To ensure this, DistKV employs a two-level type mechanism.

  • “type” entries describe the type of entry (“this is an integer between 0 and 42”).
  • “match” entries describe the path position to which that type applies

In addition, a similar mechanism may be used to convert clients’ values to DistKV entries and back.
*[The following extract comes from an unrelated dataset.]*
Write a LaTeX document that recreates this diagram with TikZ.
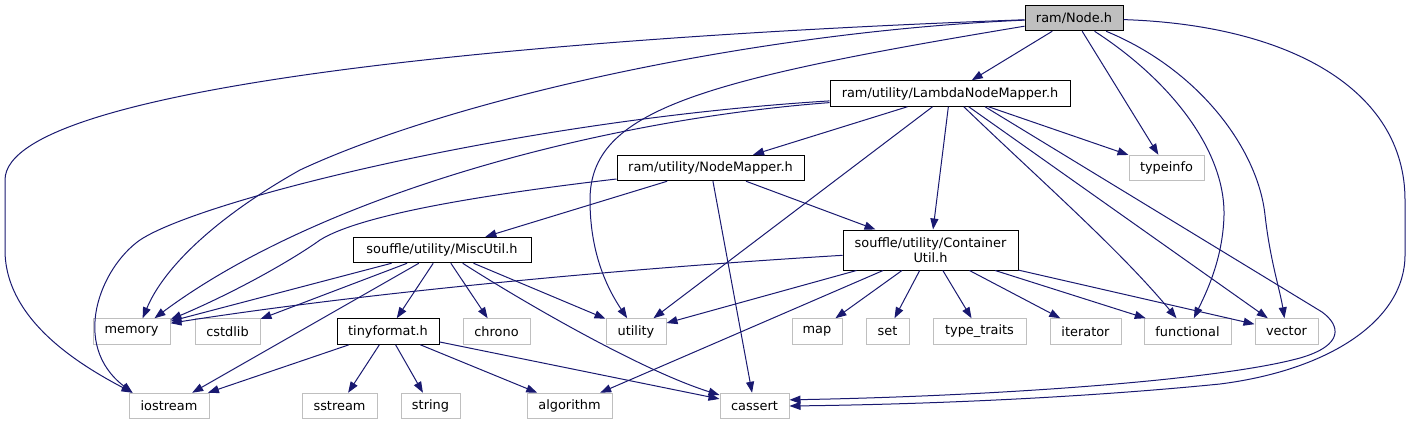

  • “codec” entries describe distinct converters (“50%” => 0.5; “ON” => ‘set the entry’s “state” property to True’)
  • “map” entries are activated per client (via command, or controlled by its login) and describe the path position to which a codec applies

All of these are stored below the global (None) top-level path.

Codecs

Codec entries contain decode and encode attributes which form the bodies of procedures that rewrite external data to DistKV values and vice versa, respectively, using the value parameter as input. The decode procedure gets an additional prev variable which contains the old value. That value must not be modified; create a copy or (preferably) use distkv.util.combine_dict() to assemble the result.

Codecs may be named hierarchically for convenience; if you want to call the “parent” codec, put the common code in a module and import that.

Codecs also require “in” and “out” attributes, each of which must contain a list of 2-tuples with that conversion’s source value and its result. “in” corresponds to decoding, “out” to encoding – much like Python’s binary codecs.

distkv.util.combine_dict(*d)

Returns a dict with all keys+values of all dict arguments. The first found value wins.

This recurses if values are dicts.

Converters

While the (None,"map") contains a single mapping, (None,"conv") contains an additional single level of names. A mapping must be applied to a user before it is used. This change is instantaneous, i.e. an existing user does not need to reconnect.

Below that, converter naming works like that for mappings. Of course, the pointing attribute is named codec instead of type.

Putting it all together

Given the following data structure, the user “conv” will only be able to write stringified integers under keys below the “inty” key, which will be stored as integers:

null:
  auth:
    _:
      current: _test
    _test:
      user:
        con:
          _:
            _aux:
              conv: foo
        std:
          _:
            _aux: {}
  codec:
    int:
      _:
        decode: assert isinstance(value,str); return int(value)
        encode: return str(value)
        in:
        - [ '1', 1 ]
        - [ '2', 2 ]
        - [ '3', 3 ]
        out:
        - [ 1, '1' ]
        - [ 2, '2' ]
        - [ -3, '-3' ]
  conv:
    foo:
      inty:
        '#':
          _:
            codec:
            - int
inty:
  _: hello
  ten:
    _: 10
  yep:
    yepyepyep:
      _: 13
      yep:
        _: 99

The above is the content at the enf of the testcase tests/test_feature_convert.py::test_71_basic.